Part of the drop is due to a fall in the value of holdings, but fund flow data tracked by Lipper shows mutual fund clients are responding as well, giving more ammunition to funds betting on Southeast Asia and less to those investing in India.

Investors pulled out nearly $480 million from offshore India dedicated funds in April, increasing the 12-month cumulative net outflows to about $4.1 billion, according to data from Lipper.

By comparison, funds investing in Southeast Asia have seen net inflows of about $900 million in the year ending April.

The gap between the total assets under offshore India funds and that of Southeast Asia fell to a three-year low of about $13.5 billion in April, indicating investors were buying into a region that is home to nearly 600 million people.

Indonesia focused bond funds are in favour too, with eight such funds collecting a cumulative $355 million in the year ending April. HSBC Indonesia Bond Open received $200 million alone.

"We are definitely seeing more interest in ASEAN," said Matt Pecot, head of Credit Suisse's prime broking unit in the Asia Pacific.

Net exposure to India in Asia-focused hedge fund portfolios fell to 18.7% in April from 32.5% in January 2011, according to data compiled by Credit Suisse based on their client portfolios. The same measure for Indonesia surged to 51.8% in April from 24.7% in January 2011.

Net exposure refers to the difference between a hedge fund's long positions and short positions. A higher net exposure means funds are expecting the stock market to rise.

BRIC hits wall

Ten years ago, Chairman of Goldman Sachs Asset Management Jim O'Neill, then the bank's chief economist, combined the emerging market growth stories of Brazil, Russia, India and China to coin the famous "BRIC" moniker. O'Neill recently called India the "biggest disappointment" of the BRIC nations.

"India was a 9 to 10% growth economy when the BRICs were put together and now it's slowing. Indonesia was a 4 to 5% growth economy and it's moving in the other direction," ING's Condon said.

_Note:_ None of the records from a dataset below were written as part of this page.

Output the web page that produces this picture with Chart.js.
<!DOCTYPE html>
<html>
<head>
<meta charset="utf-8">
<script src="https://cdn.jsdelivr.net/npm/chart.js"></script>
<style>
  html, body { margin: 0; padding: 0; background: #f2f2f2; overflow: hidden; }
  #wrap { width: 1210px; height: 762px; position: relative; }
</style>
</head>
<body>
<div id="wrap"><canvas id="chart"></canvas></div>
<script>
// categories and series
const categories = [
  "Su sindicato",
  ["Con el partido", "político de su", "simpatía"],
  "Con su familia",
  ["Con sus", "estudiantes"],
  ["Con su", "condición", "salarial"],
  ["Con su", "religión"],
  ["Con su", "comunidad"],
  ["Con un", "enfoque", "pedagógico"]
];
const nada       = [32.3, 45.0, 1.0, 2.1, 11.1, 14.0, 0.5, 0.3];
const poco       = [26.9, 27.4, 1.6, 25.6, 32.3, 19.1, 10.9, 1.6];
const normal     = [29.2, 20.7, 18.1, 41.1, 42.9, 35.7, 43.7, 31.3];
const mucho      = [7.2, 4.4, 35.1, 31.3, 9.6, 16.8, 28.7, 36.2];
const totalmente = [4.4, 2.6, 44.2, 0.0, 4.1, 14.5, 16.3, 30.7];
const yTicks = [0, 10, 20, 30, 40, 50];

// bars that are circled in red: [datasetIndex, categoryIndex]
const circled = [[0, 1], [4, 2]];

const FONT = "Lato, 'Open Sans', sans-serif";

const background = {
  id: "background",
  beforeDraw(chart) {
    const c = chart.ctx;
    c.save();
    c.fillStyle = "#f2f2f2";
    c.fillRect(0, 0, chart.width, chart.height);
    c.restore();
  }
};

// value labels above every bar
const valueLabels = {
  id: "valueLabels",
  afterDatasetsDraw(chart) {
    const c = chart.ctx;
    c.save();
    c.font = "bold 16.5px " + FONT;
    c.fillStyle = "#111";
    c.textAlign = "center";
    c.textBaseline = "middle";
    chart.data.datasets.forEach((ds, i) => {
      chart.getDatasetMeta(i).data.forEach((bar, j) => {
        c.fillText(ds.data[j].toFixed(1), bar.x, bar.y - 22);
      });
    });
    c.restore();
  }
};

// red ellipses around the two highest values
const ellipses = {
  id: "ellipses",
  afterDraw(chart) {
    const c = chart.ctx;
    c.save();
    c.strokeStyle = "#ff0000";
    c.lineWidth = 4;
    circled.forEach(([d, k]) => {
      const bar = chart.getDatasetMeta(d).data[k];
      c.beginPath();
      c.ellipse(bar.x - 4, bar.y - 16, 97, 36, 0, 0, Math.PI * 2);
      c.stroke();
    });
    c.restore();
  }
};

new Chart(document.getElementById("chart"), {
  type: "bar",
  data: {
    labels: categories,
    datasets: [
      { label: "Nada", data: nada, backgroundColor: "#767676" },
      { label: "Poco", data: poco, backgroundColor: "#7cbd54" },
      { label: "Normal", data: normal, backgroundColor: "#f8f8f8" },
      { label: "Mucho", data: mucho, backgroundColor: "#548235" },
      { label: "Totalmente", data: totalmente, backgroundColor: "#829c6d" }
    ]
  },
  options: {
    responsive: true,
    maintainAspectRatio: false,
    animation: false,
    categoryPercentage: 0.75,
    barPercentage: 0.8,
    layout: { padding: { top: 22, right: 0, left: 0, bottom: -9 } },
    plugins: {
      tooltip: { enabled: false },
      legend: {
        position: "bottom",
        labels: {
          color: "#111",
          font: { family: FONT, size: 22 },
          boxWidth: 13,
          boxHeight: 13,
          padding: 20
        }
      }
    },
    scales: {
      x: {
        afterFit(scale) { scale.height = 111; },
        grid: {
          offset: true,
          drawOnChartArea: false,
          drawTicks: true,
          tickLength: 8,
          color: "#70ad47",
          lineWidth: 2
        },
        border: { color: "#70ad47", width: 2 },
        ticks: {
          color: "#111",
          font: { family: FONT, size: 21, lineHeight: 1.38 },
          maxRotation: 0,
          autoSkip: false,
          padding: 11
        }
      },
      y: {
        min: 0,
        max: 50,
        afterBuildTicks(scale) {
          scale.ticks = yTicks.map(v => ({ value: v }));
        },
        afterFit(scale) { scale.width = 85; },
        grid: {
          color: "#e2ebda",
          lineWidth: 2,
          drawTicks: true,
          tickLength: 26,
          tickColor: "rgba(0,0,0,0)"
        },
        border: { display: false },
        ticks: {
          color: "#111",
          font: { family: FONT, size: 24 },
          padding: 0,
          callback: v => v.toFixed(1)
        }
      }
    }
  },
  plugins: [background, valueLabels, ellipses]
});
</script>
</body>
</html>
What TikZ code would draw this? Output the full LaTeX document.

The top-three BRIC mutual funds by assets invested a smaller%age of their assets into India at the end of March than they did a year back, according to data from Lipper. They are also underweight compared with their benchmark, meaning they do not expect India to contribute to portfolio outperformance.

Templeton BRIC fund had 11.7% of its assets in India, its lowest since June 2009.

"India is getting trapped in that high fiscal deficit, high current account deficit situation and there is no easy way out of that unless it takes the tough steps," said Binay Chandgothia, portfolio manager at Principal Global Investors.

Indonesia and the Philippines, meanwhile, have neither current account nor significant budget deficits to worry about, although they do share some of India's problems such as their own fuel and food subsidies, Symphony Financial Partners' Baran said.

With combined GDP of $2 trillion, 10-member ASEAN is angling for foreign investment. Ranging from resource-rich Indonesia to impoverished Laos and financial centre Singapore, ASEAN is planning a union by 2015 to allow for free flow of goods, capital, services and labor.

"As far as stock prices go, foreigners own approximately 40% of the free float of the Indian market," Baran said.

"It will not take much of an exodus for this to have a significant impact on the market and there are clearly plenty of alternatives in ASEAN."